Навещал нас изредка Мусатов и поддерживал наше рвение. Композиция Кузнецова пользовалась его особой симпатией. Павел к этой работе только что вернулся из мамонтовской поездки на дальний север и был полон океаном, белыми ночами и самоедами; недаром эту его работу с дружеским озорством называли мы «Любовью самоедки»: автор будущего «Ожерелья» был прав, оценивая работу. Имела ли эта вещь прямое отношение к евангельскому сюжету, — на это я затрудняюсь ответить, да, думаю, и другие наши работы канонически не близко подошли к этой задаче, но представьте себе поморскую белую ночь, изменившую молочным светом всю видимость. В перламутрах цвета выделилась фигура Христа, окруженная толпою хмурых северян. У ног Христа — женщина, укрывшая волосами свое лицо. Все в картине не настоящее, как бы выхваченное из сна, с его неясностями и со щемливым желанием спящего досмотреть, дознать видение. Лица у Павла не выходили наружу, типы характеризовались только цветом и общими массами. Особенно Христос не поддавался усилиям художника, не проявляя лика, он гас в общем тоне. Призван был я на помощь и на совет, но как я мог досказать сон моего товарища? Я мог только придать образу анатомическую правильность и телесность и тем самым разбить и мое-то собственное любование картиной.

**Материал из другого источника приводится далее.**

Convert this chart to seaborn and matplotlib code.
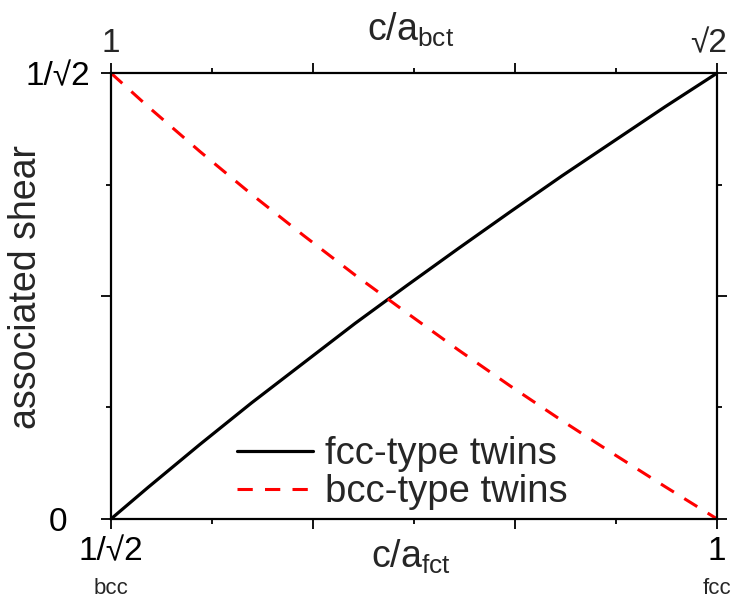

«Хождение по водам» назвали мы «В бурю, во грозу». Она менялась Уткиным чуть не ежедневно: то прояснялось Генисаретское озеро, то снова налетали на него шквалы, и в тучах брызг скрывались и Христос и лодка с волжскими рыбаками.
Колорит, развернутый приятелем, был отличный: в бархатах Тинторетто перекликались синевы Веронезе. Разбелы охр золотили прорыв горизонта воображаемой Палестины.
Если у моих соратников была некоторого рода неясность поэтических форм, то у меня, грешного, наоборот, резко выделялись фигуры людей и выражения их лиц и вскрывали собой недостаточно продуманную композицию. «Нагорную» прозвали «Удалых шайка собиралась»…
Картину я построил пирамидально, подчинись полуокружности стены. Вершиной был Христос, от которого шли к нижнему основанию многочисленные, облепившие гору, слушатели. Народ, изображенный мной, был действительно сбродом людей, лишенных документальности исторической Иудеи. Чалмы, тюбетейки и тюрбаны чередовались с покрывалами и Прическами женщин; полуголые и голые детишки разрежали толпу взрослых. Преобладал бунтарский или разбойничий элемент. Слева наверху я изобразил, по итальянской традиции, мой автопортрет.